Equilibrium Refinement for the Age of Machines: The One-Sided Quasi-Perfect Equilibrium

Part of Advances in Neural Information Processing Systems 34 pre-proceedings (NeurIPS 2021)

Paper Supplemental

Bibtek download is not available in the pre-proceeding


Authors

Gabriele Farina, Tuomas Sandholm

Abstract

In two-player zero-sum extensive-form games, Nash equilibrium prescribes optimal strategies against perfectly rational opponents. However, it does not guarantee rational play in parts of the game tree that can only be reached by the players making mistakes. This can be problematic when operationalizing equilibria in the real world among imperfect players.
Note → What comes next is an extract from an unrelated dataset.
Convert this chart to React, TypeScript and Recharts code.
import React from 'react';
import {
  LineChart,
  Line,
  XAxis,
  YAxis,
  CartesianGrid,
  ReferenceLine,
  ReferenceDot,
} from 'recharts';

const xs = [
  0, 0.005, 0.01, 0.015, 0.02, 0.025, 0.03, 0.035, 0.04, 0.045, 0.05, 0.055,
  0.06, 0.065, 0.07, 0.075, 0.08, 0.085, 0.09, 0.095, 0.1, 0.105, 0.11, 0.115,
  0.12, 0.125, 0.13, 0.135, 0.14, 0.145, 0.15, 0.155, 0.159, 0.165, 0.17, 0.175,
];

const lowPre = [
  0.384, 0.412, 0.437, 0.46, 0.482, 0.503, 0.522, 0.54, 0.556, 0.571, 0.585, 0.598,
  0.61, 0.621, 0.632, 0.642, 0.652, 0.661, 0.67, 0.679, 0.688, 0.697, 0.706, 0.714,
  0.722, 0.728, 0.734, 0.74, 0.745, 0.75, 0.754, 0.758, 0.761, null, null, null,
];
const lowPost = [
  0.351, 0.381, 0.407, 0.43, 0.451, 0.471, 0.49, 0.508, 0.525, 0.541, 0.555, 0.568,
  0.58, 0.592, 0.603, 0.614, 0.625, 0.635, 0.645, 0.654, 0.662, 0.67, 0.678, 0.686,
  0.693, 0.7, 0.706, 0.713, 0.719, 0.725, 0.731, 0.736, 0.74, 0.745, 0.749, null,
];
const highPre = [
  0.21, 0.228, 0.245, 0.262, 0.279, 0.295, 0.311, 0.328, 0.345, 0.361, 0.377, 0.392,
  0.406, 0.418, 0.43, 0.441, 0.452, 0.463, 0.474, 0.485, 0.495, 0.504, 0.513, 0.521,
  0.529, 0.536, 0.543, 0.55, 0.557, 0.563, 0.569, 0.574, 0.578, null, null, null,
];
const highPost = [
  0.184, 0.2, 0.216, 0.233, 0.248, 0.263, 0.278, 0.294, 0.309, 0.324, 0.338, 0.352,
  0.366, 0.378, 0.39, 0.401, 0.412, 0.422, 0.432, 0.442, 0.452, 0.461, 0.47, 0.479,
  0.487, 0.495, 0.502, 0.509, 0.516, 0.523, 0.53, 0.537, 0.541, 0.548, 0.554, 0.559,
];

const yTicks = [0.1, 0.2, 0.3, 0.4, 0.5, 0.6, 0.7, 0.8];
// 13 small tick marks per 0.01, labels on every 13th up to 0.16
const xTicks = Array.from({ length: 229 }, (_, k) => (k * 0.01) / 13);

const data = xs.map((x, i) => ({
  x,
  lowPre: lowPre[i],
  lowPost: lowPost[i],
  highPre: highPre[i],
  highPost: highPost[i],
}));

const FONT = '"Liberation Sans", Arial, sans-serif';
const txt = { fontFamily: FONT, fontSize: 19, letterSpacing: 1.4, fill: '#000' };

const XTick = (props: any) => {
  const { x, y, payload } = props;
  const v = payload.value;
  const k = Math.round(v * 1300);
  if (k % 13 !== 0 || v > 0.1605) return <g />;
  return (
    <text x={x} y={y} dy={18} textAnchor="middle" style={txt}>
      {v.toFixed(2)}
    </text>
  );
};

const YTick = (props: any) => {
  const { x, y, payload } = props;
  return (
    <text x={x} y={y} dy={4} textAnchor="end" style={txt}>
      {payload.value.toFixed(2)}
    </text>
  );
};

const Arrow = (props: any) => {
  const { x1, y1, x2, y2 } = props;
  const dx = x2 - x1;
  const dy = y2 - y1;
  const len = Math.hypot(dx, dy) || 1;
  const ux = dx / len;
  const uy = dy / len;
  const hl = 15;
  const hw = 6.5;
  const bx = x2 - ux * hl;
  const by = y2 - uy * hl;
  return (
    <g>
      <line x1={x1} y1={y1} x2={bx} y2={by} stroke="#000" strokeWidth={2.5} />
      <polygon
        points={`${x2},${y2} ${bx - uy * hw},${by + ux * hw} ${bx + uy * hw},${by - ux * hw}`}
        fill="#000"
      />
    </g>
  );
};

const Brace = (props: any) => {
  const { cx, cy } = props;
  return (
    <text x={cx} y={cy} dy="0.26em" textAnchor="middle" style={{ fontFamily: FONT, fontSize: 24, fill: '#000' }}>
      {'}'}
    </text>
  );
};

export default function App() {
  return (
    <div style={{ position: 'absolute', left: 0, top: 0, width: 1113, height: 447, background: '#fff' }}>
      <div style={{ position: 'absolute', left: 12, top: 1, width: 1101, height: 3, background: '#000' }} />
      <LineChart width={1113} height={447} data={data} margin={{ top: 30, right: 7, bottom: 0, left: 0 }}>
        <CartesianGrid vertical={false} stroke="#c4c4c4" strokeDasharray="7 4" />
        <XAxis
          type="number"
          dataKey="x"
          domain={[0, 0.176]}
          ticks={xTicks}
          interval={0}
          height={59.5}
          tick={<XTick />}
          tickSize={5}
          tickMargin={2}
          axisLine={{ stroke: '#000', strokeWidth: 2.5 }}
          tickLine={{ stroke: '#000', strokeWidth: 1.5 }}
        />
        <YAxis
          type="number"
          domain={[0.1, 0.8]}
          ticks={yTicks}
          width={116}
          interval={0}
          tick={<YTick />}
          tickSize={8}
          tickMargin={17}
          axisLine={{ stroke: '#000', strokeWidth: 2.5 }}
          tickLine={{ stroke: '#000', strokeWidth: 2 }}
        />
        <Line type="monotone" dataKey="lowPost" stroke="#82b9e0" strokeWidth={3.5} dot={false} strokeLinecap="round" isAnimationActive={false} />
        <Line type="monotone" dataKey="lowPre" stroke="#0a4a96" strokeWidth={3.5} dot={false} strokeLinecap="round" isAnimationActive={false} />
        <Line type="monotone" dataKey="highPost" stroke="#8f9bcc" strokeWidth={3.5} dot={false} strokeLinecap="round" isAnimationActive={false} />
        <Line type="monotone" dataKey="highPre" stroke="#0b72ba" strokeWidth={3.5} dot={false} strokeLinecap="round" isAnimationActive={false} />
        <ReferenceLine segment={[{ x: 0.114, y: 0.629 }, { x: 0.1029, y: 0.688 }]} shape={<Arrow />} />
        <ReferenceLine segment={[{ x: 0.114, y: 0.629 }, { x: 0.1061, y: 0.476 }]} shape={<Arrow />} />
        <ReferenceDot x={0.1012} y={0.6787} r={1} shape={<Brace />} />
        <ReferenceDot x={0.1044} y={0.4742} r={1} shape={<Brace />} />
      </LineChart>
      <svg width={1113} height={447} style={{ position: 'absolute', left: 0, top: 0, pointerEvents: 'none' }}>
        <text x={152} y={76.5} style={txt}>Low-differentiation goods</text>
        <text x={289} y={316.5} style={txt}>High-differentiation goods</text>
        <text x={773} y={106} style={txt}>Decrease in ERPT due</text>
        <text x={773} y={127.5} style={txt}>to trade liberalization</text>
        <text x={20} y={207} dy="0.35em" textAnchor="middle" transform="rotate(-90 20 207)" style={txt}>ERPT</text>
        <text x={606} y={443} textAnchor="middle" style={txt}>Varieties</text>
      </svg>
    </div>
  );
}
Trembling-hand refinements are a sound remedy to this issue, and are subsets of Nash equilibria that are designed to handle the possibility that any of the players may make mistakes. In this paper, we initiate the study of equilibrium refinements for settings where one of the players is perfectly rational (the ``machine'') and the other may make mistakes. As we show, this endeavor has many pitfalls: many intuitively appealing approaches to refinement fail in various ways. On the positive side, we introduce a modification of the classical quasi-perfect equilibrium (QPE) refinement, which we call the one-sided quasi-perfect equilibrium. Unlike QPE, one-sided QPE only accounts for mistakes from one player and assumes that no mistakes will be made by the machine. We present experiments on standard benchmark games and an endgame from the famous man-machine match where the AI Libratus was the first to beat top human specialist professionals in heads-up no-limit Texas hold'em poker. We show that one-sided QPE can be computed more efficiently than all known prior refinements, paving the way to wider adoption of Nash equilibrium refinements in settings with perfectly rational machines (or humans perfectly actuating machine-generated strategies) that interact with players prone to mistakes. We also show that one-sided QPE tends to play better than a Nash equilibrium strategy against imperfect opponents.